Task instructions
List all lines of the data that include the string "matplotlib".

_____

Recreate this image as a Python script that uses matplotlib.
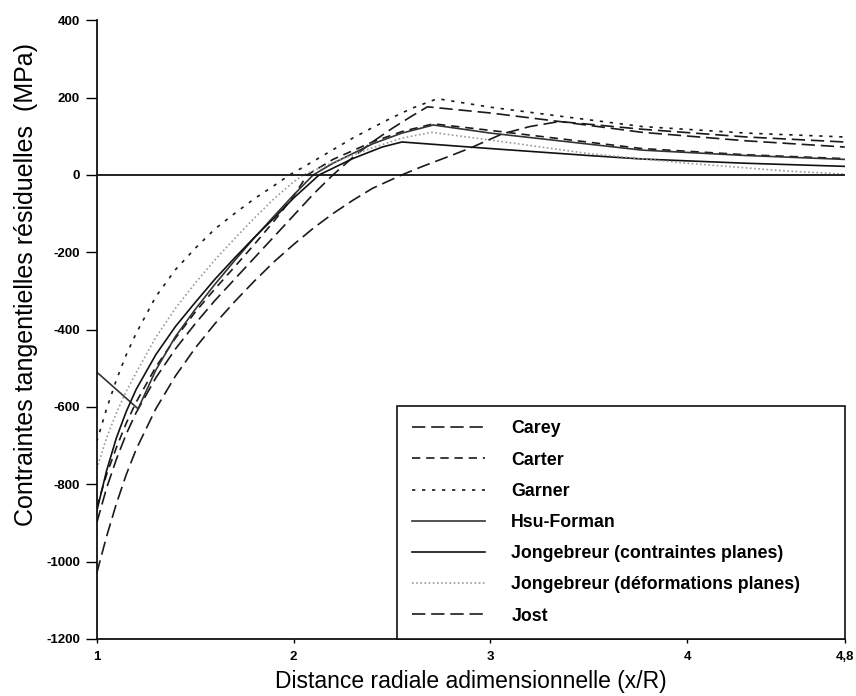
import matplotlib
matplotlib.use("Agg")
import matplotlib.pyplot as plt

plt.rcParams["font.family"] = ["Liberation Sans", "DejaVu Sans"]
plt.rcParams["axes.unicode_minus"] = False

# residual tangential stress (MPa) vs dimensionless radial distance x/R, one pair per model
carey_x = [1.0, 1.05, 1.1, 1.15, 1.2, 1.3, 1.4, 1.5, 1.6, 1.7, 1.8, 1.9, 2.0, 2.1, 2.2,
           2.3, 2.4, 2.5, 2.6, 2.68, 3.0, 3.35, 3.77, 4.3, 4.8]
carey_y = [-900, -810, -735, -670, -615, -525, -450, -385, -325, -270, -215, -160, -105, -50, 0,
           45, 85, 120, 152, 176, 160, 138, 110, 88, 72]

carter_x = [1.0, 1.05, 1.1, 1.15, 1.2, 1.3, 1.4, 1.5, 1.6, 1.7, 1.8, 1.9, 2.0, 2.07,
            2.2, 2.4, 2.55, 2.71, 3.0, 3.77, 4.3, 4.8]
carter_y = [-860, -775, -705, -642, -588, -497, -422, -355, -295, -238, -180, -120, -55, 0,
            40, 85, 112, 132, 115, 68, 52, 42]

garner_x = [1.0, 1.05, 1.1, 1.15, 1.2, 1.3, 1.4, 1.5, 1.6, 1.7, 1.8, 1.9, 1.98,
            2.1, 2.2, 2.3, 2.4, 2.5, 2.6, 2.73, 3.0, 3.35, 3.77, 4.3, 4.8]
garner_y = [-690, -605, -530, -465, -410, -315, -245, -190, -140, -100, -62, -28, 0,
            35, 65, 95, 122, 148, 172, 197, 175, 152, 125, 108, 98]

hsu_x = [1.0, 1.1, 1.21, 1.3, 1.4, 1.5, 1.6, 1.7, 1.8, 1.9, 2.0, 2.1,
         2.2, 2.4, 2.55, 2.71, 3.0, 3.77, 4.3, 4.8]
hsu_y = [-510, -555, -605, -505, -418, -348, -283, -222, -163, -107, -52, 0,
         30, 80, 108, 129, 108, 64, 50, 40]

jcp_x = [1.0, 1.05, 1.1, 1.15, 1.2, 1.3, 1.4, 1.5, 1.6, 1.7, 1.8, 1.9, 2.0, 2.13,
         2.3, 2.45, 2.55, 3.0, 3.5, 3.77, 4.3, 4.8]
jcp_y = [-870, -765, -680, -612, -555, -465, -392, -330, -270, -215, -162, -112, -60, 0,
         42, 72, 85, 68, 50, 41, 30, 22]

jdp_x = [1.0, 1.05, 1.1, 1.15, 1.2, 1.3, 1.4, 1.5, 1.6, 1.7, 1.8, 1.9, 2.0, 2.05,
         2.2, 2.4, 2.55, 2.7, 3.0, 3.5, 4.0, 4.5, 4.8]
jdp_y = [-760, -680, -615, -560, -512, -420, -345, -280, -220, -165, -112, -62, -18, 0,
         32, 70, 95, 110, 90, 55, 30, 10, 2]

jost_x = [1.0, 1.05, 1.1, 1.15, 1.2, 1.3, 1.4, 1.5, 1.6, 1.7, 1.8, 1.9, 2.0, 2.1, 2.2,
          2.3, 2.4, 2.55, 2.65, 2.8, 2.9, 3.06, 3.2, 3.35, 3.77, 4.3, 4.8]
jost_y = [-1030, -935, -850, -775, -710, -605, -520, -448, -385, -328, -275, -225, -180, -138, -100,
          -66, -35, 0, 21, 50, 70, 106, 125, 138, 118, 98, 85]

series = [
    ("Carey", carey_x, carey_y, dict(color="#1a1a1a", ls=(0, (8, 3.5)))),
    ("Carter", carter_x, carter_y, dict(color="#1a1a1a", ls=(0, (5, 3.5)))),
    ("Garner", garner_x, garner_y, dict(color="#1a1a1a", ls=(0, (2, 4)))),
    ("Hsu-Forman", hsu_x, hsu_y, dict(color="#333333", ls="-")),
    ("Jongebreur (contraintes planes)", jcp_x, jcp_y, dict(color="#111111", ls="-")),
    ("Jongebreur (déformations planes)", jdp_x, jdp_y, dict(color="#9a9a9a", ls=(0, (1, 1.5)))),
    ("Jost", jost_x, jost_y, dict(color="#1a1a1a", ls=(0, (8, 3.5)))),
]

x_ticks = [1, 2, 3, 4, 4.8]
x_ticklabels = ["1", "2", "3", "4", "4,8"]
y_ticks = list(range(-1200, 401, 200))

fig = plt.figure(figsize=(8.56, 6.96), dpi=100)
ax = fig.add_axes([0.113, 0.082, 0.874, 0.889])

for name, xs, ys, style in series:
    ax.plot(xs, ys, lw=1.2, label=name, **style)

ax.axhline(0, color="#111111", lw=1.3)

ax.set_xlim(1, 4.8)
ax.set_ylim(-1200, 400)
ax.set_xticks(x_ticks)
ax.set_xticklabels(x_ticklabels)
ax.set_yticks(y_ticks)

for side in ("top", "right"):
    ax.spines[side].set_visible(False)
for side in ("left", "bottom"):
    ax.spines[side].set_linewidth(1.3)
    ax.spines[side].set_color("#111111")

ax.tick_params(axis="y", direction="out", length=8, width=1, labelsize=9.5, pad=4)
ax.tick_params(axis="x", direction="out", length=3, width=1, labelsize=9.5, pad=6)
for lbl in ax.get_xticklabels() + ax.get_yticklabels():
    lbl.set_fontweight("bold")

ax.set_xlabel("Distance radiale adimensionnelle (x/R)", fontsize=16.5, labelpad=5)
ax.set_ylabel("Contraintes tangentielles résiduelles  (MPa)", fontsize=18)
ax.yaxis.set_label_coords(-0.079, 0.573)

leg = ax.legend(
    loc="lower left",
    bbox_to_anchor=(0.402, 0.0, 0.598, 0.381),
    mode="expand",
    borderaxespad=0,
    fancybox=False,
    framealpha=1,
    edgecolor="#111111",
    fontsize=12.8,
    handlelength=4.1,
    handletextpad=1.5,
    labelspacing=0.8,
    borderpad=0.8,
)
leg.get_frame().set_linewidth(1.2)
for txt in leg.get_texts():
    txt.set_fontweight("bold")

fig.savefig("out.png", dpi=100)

_____

Exercise solution
Recreate this image as a Python script that uses matplotlib.
import matplotlib
matplotlib.use("Agg")
import matplotlib.pyplot as plt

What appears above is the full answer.